Thursday, September 06, 2012

Employment Situation Preview

by Bill McBride on 9/06/2012 12:42:00 PM

In July, the BLS reported there were 163,000 payroll jobs added. This followed three weak months: 68,000 payroll jobs were added in April, 87,000 in May, and 64,000 in June. Some of the spring weakness might have been "payback" for the mild weather earlier in the year, so it might help to look at the average per month. So far this year, the economy has added 151,000 payroll jobs per month (161,000 private sector per month).

Also, there is a strong possibility that the seasonal factors are a little distorted by the deep recession and financial crisis - this is the third year in a row we've some late spring weakness. In 2010, payrolls picked up in October following a weak period (looking at the data ex-Census), in 2011, payrolls picked up in September. If there is a seasonal distortion, the next four months will probably see some increase too.

Bloomberg is showing the consensus is for an increase of 125,000 payroll jobs in August, and for the unemployment rate to remain unchanged at 8.3%.

Here is a summary of recent data:

• The ADP employment report showed an increase of 201,000 private sector payroll jobs in August. This is the strongest ADP report since March, and this would seem to suggest that the consensus for the increase in total payroll employment is too low. However the ADP report hasn't been very useful in predicting the BLS report for any one month.

• The ISM manufacturing employment index decreased in August to 51.6%, down from 52.0% in July. A historical correlation between the ISM manufacturing employment index and the BLS employment report for manufacturing, suggests that private sector BLS reported payroll jobs for manufacturing decreased about 12,000 in August.

The ISM non-manufacturing (service) employment index increased in August to 53.8%, up from 49.3% in July. A historical correlation between the ISM non-manufacturing employment index and the BLS employment report for services, suggests that private sector BLS reported payroll jobs for services increased about 160,000 in August.

Added together, the ISM reports suggests about 148,000 jobs added in August.

Initial weekly unemployment claims averaged about 371,000 in August, up from the 366,000 average for July - but below the 382,000 average for April, May and June. This was about the same level as in the January, February and March period when the BLS reported an average of 226,000 payroll jobs added per month.

For the BLS reference week (includes the 12th of the month), initial claims were at 374,000; down from 388,000 during the reference week in July.

• The final July Reuters / University of Michigan consumer sentiment index increased to 74.3, up from the July reading of 72.3. This is frequently coincident with changes in the labor market, but also strongly related to gasoline prices and other factors. This level still suggests a weak labor market.

• The small business index from Intuit showed 30,000 payroll jobs added, down from 45,000 in July.
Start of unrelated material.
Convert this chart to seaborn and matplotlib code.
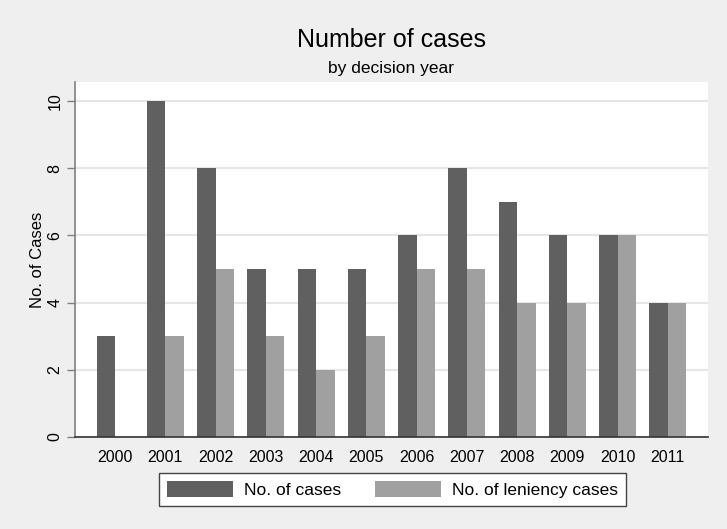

• And on the unemployment rate from Gallup: U.S. Unadjusted Unemployment Rate at 8.1% in August

U.S. unemployment, as measured by Gallup without seasonal adjustment, is 8.1% for the month of August, down slightly from 8.3% measured in mid-August and 8.2% for the month of July. Gallup's seasonally adjusted unemployment rate for August is also 8.1%, a slight uptick from 8.0% at the end of July.
Note: Gallup only recently has been providing a seasonally adjusted estimate for the unemployment rate, so use with caution (Gallup provides some caveats). Note: So far the Gallup numbers haven't been useful in predicting the BLS unemployment rate.

• Conclusion: The overall feeling is that economic activity picked up a little in August, and that would seem to suggest a stronger than consensus employment report. Also it is possible that there have been some seasonal factor distortions.

The ISM manufacturing reports suggest a gain of around 148,000 payroll jobs, and the ADP report (private only), also suggests the consensus is too low. Initial weekly unemployment claims were near the low for the year during August.

A negative is the weak small business numbers from Intuit.

Overall it seems like the August report will be somewhat stronger than expected.